Estado - Isso, provavelmente, produz uma visão distorcida da poesia hispano-americana
contemporânea.
Martins - Sim, há um desconhecimento em relação ao que se passa lá fora e, em
conseqüência, há, como eu costumo chamar, um "desprograma" editorial. O
nicaragüense Ernesto Cardenal, bastante conhecido no Brasil, é, na verdade, um poeta de
menor importância em sua geração. Basta confrontar sua obra com a de Pablo Antonio
Cuadra, um de meus entrevistados em Escritura Conquistada, e também com a de
Luiz Alberto Cabrales, e se verá a diferença. E, no entanto, enquanto esses dois são
absolutamente desconhecidos no Brasil, já temos pelo menos uma antologia de Cardenal em
português. O mesmo se dá em relação ao Chile. Enquanto se disseminam as traduções do
pior Neruda, desconhecemos poetas como Pablo de Rokha, Rosamel del Valle ou Humberto Díaz-Casanueva,
que são da mesma geração de Neruda e muito aclamados pela crítica chilena. Do mesmo
modo, modernistas de importância do mexicano López Verlarde, ou do peruano José Maria
Eguren, ou do argentino Leopoldo Lugones, continuam desconhecidos no Brasil.
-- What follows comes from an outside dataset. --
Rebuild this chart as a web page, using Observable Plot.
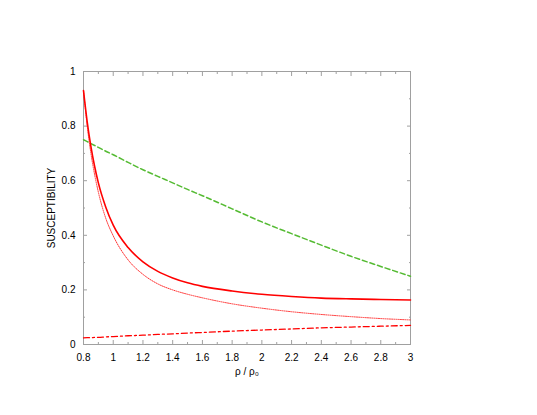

Estado - E quais seriam os motivos de tantos enganos?
Martins - Não consigo encontrar nada que justifique esse isolamento e esses enganos a
não ser uma desprezível tendência brasileira de considerar a América Hispânica mais
próxima do Terceiro Mundo do que nós. O que é apenas um efeito cascata no âmbito do
colonialismo cultural. Nós somos uma nação sem paidea, desfigurada
culturamente, e aí não aceitamos que possa haver identidade na cultura peruana, na
uruguaia, na mexicana. E cometemos um grave erro. O importante seria que os escritores
brasileiros concordassem em discutir abertamente o que se passa conosco.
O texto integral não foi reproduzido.